**COLLECTED MATERIAL**.

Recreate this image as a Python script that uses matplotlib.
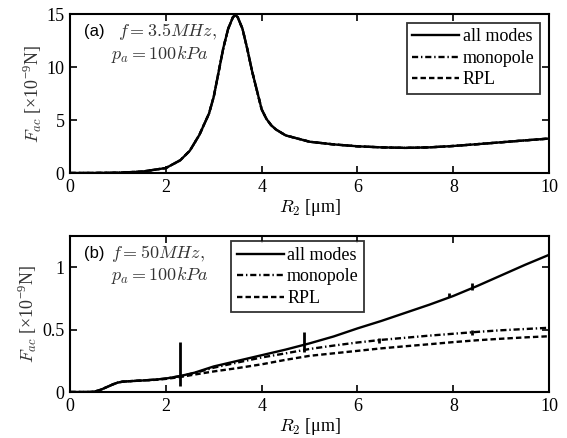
import matplotlib
matplotlib.use('Agg')
import matplotlib.pyplot as plt
import numpy as np

plt.rcParams['font.family'] = ['Liberation Serif', 'DejaVu Serif']
plt.rcParams['mathtext.fontset'] = 'cm'

# panel (a): f = 3.5 MHz, all three models coincide
r_a = [0, 0.5, 1.0, 1.5, 2.0, 2.3, 2.5, 2.7, 2.9, 3.0, 3.1, 3.2, 3.3, 3.4, 3.45,
       3.5, 3.6, 3.7, 3.8, 3.9, 4.0, 4.1, 4.2, 4.3, 4.5, 5.0, 5.5, 6.0, 6.5, 7.0,
       7.5, 8.0, 8.5, 9.0, 9.5, 10]
f_all_a = [0, 0.005, 0.03, 0.13, 0.47, 1.2, 2.1, 3.6, 5.6, 7.2, 9.5, 11.8, 13.6,
           14.7, 14.9, 14.7, 13.6, 11.7, 9.6, 7.8, 6.0, 5.1, 4.5, 4.1, 3.55, 2.95,
           2.7, 2.52, 2.42, 2.37, 2.42, 2.55, 2.72, 2.9, 3.08, 3.25]
f_mono_a = f_all_a
f_rpl_a = f_all_a

# panel (b): f = 50 MHz
r_b = [0, 0.4, 0.5, 0.6, 0.7, 0.8, 0.9, 1.0, 1.1, 1.3, 1.5, 1.8, 2.0, 2.3, 2.6,
       3.0, 3.5, 4.0, 4.5, 5.0, 5.5, 6.0, 6.5, 7.0, 7.5, 8.0, 8.5, 9.0, 9.5, 10]
f_all_b = [0, 0, 0.003, 0.012, 0.028, 0.045, 0.062, 0.076, 0.083, 0.088, 0.092,
           0.100, 0.108, 0.128, 0.155, 0.205, 0.25, 0.295, 0.34, 0.39, 0.445,
           0.51, 0.57, 0.635, 0.70, 0.77, 0.85, 0.935, 1.02, 1.10]
f_mono_b = [0, 0, 0.003, 0.012, 0.028, 0.045, 0.062, 0.076, 0.083, 0.088, 0.092,
            0.100, 0.108, 0.127, 0.152, 0.195, 0.237, 0.277, 0.31, 0.345, 0.372,
            0.397, 0.418, 0.435, 0.452, 0.467, 0.482, 0.495, 0.505, 0.515]
f_rpl_b = [0, 0, 0.003, 0.012, 0.028, 0.045, 0.062, 0.076, 0.083, 0.088, 0.092,
           0.098, 0.105, 0.12, 0.14, 0.165, 0.192, 0.222, 0.258, 0.29, 0.31,
           0.33, 0.35, 0.367, 0.383, 0.40, 0.415, 0.427, 0.438, 0.447]

# numerical glitches in the curves
spike_r = [2.3, 4.88, 7.9, 8.4, 10.0, 6.45, 8.4, 10.0]
spike_lo = [0.05, 0.32, 0.76, 0.82, 1.05, 0.39, 0.455, 0.49]
spike_hi = [0.40, 0.48, 0.79, 0.87, 1.20, 0.43, 0.50, 0.53]

labels = ['all modes', 'monopole', 'RPL']
dashes = [[], [2.6, 1.2, 0.6, 1.2], [2.3, 1.3]]

fig = plt.figure(figsize=(5.67, 4.38), dpi=100)
ax1 = fig.add_axes([0.1235, 0.605, 0.845, 0.363])
ax2 = fig.add_axes([0.1235, 0.105, 0.845, 0.356])


def style_axes(ax, ylim, yticks, yticklabels):
    ax.set_xlim(0, 10)
    ax.set_ylim(*ylim)
    ax.set_xticks([0, 2, 4, 6, 8, 10])
    ax.set_yticks(yticks)
    ax.set_yticklabels(yticklabels)
    ax.tick_params(direction='in', top=True, right=True, length=5, width=1.2,
                   labelsize=13, pad=4)
    for s in ax.spines.values():
        s.set_linewidth(1.5)
    ax.set_xlabel(r'$R_2$ [μm]', fontsize=13, labelpad=1)
    ax.set_ylabel(r'$F_{ac}$ [×10$^{\mathregular{-9}}$N]', fontsize=13,
                  color='#333333', labelpad=2)


def draw(ax, curves):
    for y, d, lab in zip(curves, dashes, labels):
        line, = ax.plot(ax_x[ax], y, color='black', lw=1.7, label=lab)
        if d:
            line.set_dashes(d)


ax_x = {ax1: r_a, ax2: r_b}

draw(ax1, [f_all_a, f_mono_a, f_rpl_a])
style_axes(ax1, (0, 15), [0, 5, 10, 15], ['0', '5', '10', '15'])
leg1 = ax1.legend(loc='upper right', fontsize=13, frameon=True, fancybox=False,
                  edgecolor='black', handlelength=2.6, handletextpad=0.2,
                  labelspacing=0.25, borderpad=0.3, borderaxespad=0.5)
leg1.get_frame().set_linewidth(1.3)
ax1.text(0.03, 0.86, '(a)', transform=ax1.transAxes, fontsize=12,
         family='Liberation Sans')
ax1.text(0.1, 0.86, r'$f = 3.5MHz,$', transform=ax1.transAxes, fontsize=13,
         color='#333333')
ax1.text(0.085, 0.72, r'$p_a = 100kPa$', transform=ax1.transAxes, fontsize=13,
         color='#333333')

draw(ax2, [f_all_b, f_mono_b, f_rpl_b])
ax2.vlines(spike_r, spike_lo, spike_hi, color='black', lw=2)
style_axes(ax2, (0, 1.25), [0, 0.5, 1], ['0', '0.5', '1'])
leg2 = ax2.legend(loc='upper left', bbox_to_anchor=(0.325, 1.0), fontsize=13,
                  frameon=True, fancybox=False, edgecolor='black',
                  handlelength=2.6, handletextpad=0.2, labelspacing=0.25,
                  borderpad=0.3, borderaxespad=0.3)
leg2.get_frame().set_linewidth(1.3)
ax2.text(0.03, 0.86, '(b)', transform=ax2.transAxes, fontsize=12,
         family='Liberation Sans')
ax2.text(0.085, 0.86, r'$f = 50MHz,$', transform=ax2.transAxes, fontsize=13,
         color='#333333')
ax2.text(0.085, 0.72, r'$p_a = 100kPa$', transform=ax2.transAxes, fontsize=13,
         color='#333333')

fig.savefig('out.png', dpi=100)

**STATED PROBLEM**.
Among the lines of the listing, how many hold the string "matplotlib"? Respond with only the number.

**CORRECT ANSWER**.
4